Case ID: ad2d_219/html/0683-01.html
Source: Caselaw Access Project
Author: {"author": "", "license": "Public Domain", "url": "https://static.case.law/"}
Date Created: 2024-08-24T03:29:51.129683

The People of the State of New York, Respondent, v Pamela Maye, Also Known as Donna Esterine, Appellant.
    [631 NYS2d 726]
   Appeal by the defendant from a judgment of the Supreme Court, Kings County (Brill, J.), rendered February 25, 1994, convicting her of criminal sale of a controlled substance in the third degree and criminal possession of a controlled substance in the seventh degree, upon a jury verdict, and imposing sentence.

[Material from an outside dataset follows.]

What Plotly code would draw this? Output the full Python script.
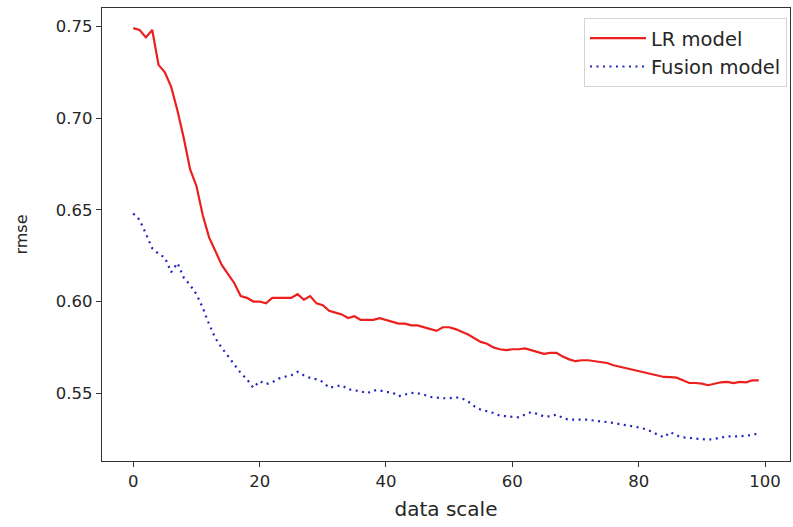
import plotly.graph_objects as go

x_scale = list(range(100))

lr_model = [
    0.749, 0.748, 0.744, 0.748, 0.729, 0.725, 0.717, 0.704, 0.689, 0.672,
    0.663, 0.647, 0.635, 0.627, 0.620, 0.615, 0.610, 0.603, 0.602, 0.600,
    0.600, 0.599, 0.602, 0.602, 0.602, 0.602, 0.604, 0.601, 0.603, 0.599,
    0.598, 0.595, 0.594, 0.593, 0.591, 0.592, 0.590, 0.590, 0.590, 0.591,
    0.590, 0.589, 0.588, 0.588, 0.587, 0.587, 0.586, 0.585, 0.584, 0.586,
    0.586, 0.585, 0.5835, 0.582, 0.580, 0.578, 0.577, 0.575, 0.574, 0.5735,
    0.574, 0.574, 0.5745, 0.5735, 0.5724, 0.5715, 0.572, 0.572, 0.570, 0.5685,
    0.5675, 0.568, 0.568, 0.5675, 0.567, 0.5665, 0.5653, 0.5645, 0.5638, 0.563,
    0.562, 0.5615, 0.5606, 0.5597, 0.5589, 0.5588, 0.5585, 0.5571, 0.5556, 0.5556,
    0.5553, 0.5544, 0.5553, 0.556, 0.5562, 0.5556, 0.5562, 0.556, 0.5571, 0.557,
]

fusion_model = [
    0.648, 0.6445, 0.637, 0.629, 0.626, 0.624, 0.616, 0.621, 0.613, 0.609,
    0.604, 0.5966, 0.5877, 0.580, 0.5748, 0.5702, 0.5658, 0.5611, 0.5576, 0.553,
    0.5566, 0.555, 0.556, 0.558, 0.559, 0.5598, 0.5617, 0.5598, 0.5584, 0.5576,
    0.5562, 0.553, 0.5538, 0.5544, 0.5522, 0.5516, 0.5511, 0.550, 0.5516, 0.5516,
    0.5507, 0.5505, 0.5484, 0.5493, 0.5502, 0.550, 0.5493, 0.548, 0.5475, 0.5473,
    0.5473, 0.5478, 0.5473, 0.5456, 0.5429, 0.5411, 0.5402, 0.5393, 0.5378, 0.5374,
    0.5369, 0.5369, 0.5384, 0.5398, 0.5387, 0.5374, 0.5374, 0.5384, 0.5365, 0.5356,
    0.5356, 0.5356, 0.5356, 0.5351, 0.5349, 0.5343, 0.5338, 0.5332, 0.5329, 0.5321,
    0.5314, 0.5305, 0.5292, 0.5274, 0.526, 0.5289, 0.527, 0.526, 0.5256, 0.5252,
    0.5247, 0.5247, 0.5252, 0.526, 0.5265, 0.5265, 0.5265, 0.527, 0.5272, 0.5283,
]

x_ticks = [0, 20, 40, 60, 80, 100]
y_ticks = [0.55, 0.60, 0.65, 0.70, 0.75]
y_tick_labels = ["0.55", "0.60", "0.65", "0.70", "0.75"]

fig = go.Figure()
fig.add_trace(go.Scatter(x=x_scale, y=lr_model, mode="lines", name="LR model",
                         line=dict(color="#ec1f1f", width=2.2)))
fig.add_trace(go.Scatter(x=x_scale, y=fusion_model, mode="lines", name="Fusion model",
                         line=dict(color="#2323c0", width=2.2, dash="2px,4.5px")))

axis_common = dict(showline=True, linecolor="#333333", linewidth=1.2, mirror=True,
                   ticks="outside", ticklen=5, tickcolor="#333333", showgrid=False,
                   zeroline=False, automargin=False,
                   tickfont=dict(size=16.5, color="#262626"))

fig.update_layout(
    width=793, height=527,
    margin=dict(l=102, r=3, t=8, b=66, autoexpand=False),
    paper_bgcolor="white", plot_bgcolor="white",
    font=dict(family="DejaVu Sans", size=17, color="#262626"),
    xaxis=dict(range=[-4.95, 103.95], tickvals=x_ticks,
               title=dict(text="data scale", font=dict(size=20), standoff=12), **axis_common),
    yaxis=dict(range=[0.5131, 0.7600], tickvals=y_ticks, ticktext=y_tick_labels,
               title=dict(text="rmse", font=dict(size=16), standoff=24), **axis_common),
    legend=dict(x=0.9956, y=0.978, xanchor="right", yanchor="top",
                bgcolor="white", bordercolor="#d4d4d4", borderwidth=1,
                itemwidth=56, tracegroupgap=0,
                font=dict(size=19.5, color="#262626")),
    showlegend=True,
)

fig.write_html("out.html",
               config={"displayModeBar": False},
               post_script="document.body.style.margin='0';document.body.style.overflow='hidden';")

Ordered that the judgment is affirmed.

The sole contention raised by the defendant on appeal is that the trial court improperly accepted the prosecutor’s reasons for exercising peremptory challenges against four prospective black jurors. The reasons proffered by the prosecutor for excusing those four prospective jurors were race-neutral on their face, specific, and trial-related. The defendant did not challenge those reasons as pretextual in the trial court. Therefore, the question of whether the trial court properly credited the prosecutor’s reasons is not before us (see, People v Allen, 86 NY2d 101).

Accordingly, the judgment of conviction is affirmed. Miller, J. P., Altman, Goldstein and Florio, JJ., concur.